Hydatid cysts of liver are serious medical problems because of their high rates of reccurance and their life-threatening complications 1-4. Rupture of hydatid cyst (HC) of the liver may be secondary to trauma or occurs spontaneously. Spontaneous rupture of liver HC into the peritoneum causes an acute abdomen due to peritoneal irritation because of cyst contents. Furthermore, anaphylactic shock may be the first presenting symptom because of systemic reaction of cyst content. Kantarcı M and coll. 5. reported a 10 year old boy who was edmitted with anaphylaxis due to rupture of hydatid cyst . Cruz I and coll. 6, described a 62 year old woman presented to the emergency department with anaphylaxia. She was operated multivesicular hepatic hydatid cystic disease. On this occasion she presented with a 4-week history of recurrent episodes of transient chest pain, generalized pruritis, flushing and ürticaria. Most consensus guidelines for the past 30 years have held that epinephrine is the drug of choice and the first drug that should be administered in acute anaphylaxis.

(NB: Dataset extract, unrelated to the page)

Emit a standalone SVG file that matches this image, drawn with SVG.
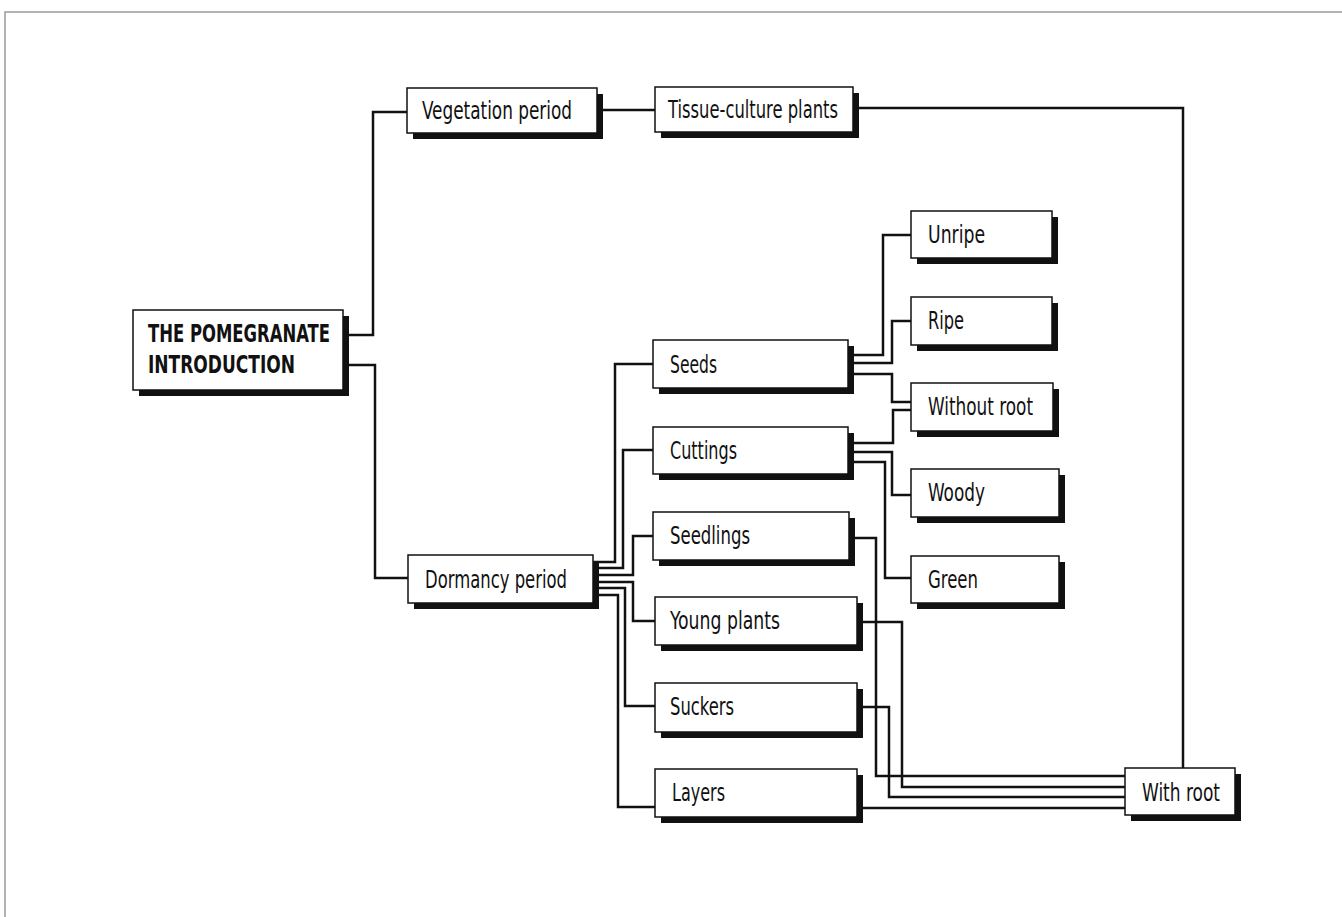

We preferred to administer intravenous epinephrine and corticosteroid therapy in his initial management. so his condition had improved markedly.
Spontaneous rupture of liver HC caused an acute abdomen. The incidence of peritoneal rupture has been reported to be 5.5% in patients with liver HC 7. The predisposing factors leading to spontaneous rupture include the increased size of the cyst and increased tension on the cyst wall 8-9. Superficial localization of the cyst in the liver may also predispose to spontaneous rupture.
Abdominal ultrasonography (US) and CT are the first-line imaging studies in cases of suspected rupture of HC 10-11. But rupture of the cyst and evacuation of its contents may change the radiological appearance necessitating more sophisticated investigations such as MRI, MRCP, endoscopic retrograde cholangiopancreatography and hepatobilier scintigraphy 12. Kayıhan G and coll. 13 performed that US and CT were the main diagnostic methods with 85% and 100% sensitivity, respectively, in identifying hydatid cyst rupture.In our case brain, torax and abdominal CT scans had been performed and the perforation of two hepatic Echinococcal cysts were visualised clearly.
As a rule, the lungs should be evaluated for associating HC. The reverse is also true for a lung HC. The lung cyst is treated surgically because of effectiveness of antiparasitic drug treatment. In our case we determinated the lungs by this methods.
According to Meyer G Philippe and coll., generalized seizures had never been reported as the initial clinical manifestation of isolated hepatic cyst rupture and initial seizures could be related to decreased cerebral blood flow secondary to transient anaphylaxis at the moment of rupture of the hydatdi cyst. They reported a case of hepatic hydatidosis where the first clinical manifestations, generalized seizures after minor head and abdominal trauma1. In our patient, loss of consciousness without any trauma was observed. His brain CT scan was performed thinking of epilepsy at the first.
In conclusion, ın endemic areas, the diagnosis must be carefully ruled out in patients experiencing abrupt anaphylactic shock of uncertain etiology. Urgent treatment should be initiated, relying first on emergency management of anaphylactic shock and later on surgical treatment of the cysts.